It’s okay to suck at stuff.
Drawing is one of those things for me. I’ve shied away from it because my skills are embarrassing. In fact, I remember trying to draw gun for a report I did on gun control in 7th grade social studies and people laughing about how primitive it was. I’ve probably drawn four things after that because of those traumatizing experiences.
Today I was feeling inspired by a book I read called Art Before Breakfast. As I finished that up, I thought, let me draw these two chairs and table sitting in front of me at the coffee shop. It would be a start. A humble, atrocious start that’s still way better than not drawing at all.
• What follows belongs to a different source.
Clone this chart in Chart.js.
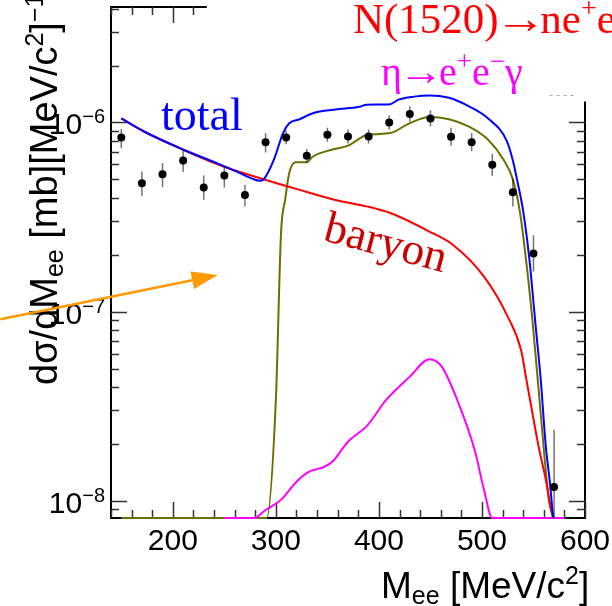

One of the things you can enjoy about being terrible at something and improving is the learning curve. In the beginning you get better quickly. This happened to me with running. In the 8th grade, I ran a 9:04 in the gym class mile. Depressing. The next year I decided I’d find out when it was going to happen and practice for a few days before. 7:30. Not a bad improvement. I got all the way down to 4:37 in college, which isn’t spectacular by Division 1 standards, but still makes you faster than well over 99% people in the world. You can argue I had some latent talent buried inside of me, but I still don’t completely believe that. What it taught me, rather, is that I can become respectable at just about anything I make an concerted effort in. I still believe that.
I don’t think we need to feel ashamed at not being able to do something or doing it poorly. Think about what you’re proficient at. You probably were terrible at it in the beginning. You suck at lots of things. But everyone does. A lot of life is just about showing up and making an effort. Is it uncomfortable? Yes. But perhaps the best skill you can develop is to be comfortable being uncomfortable.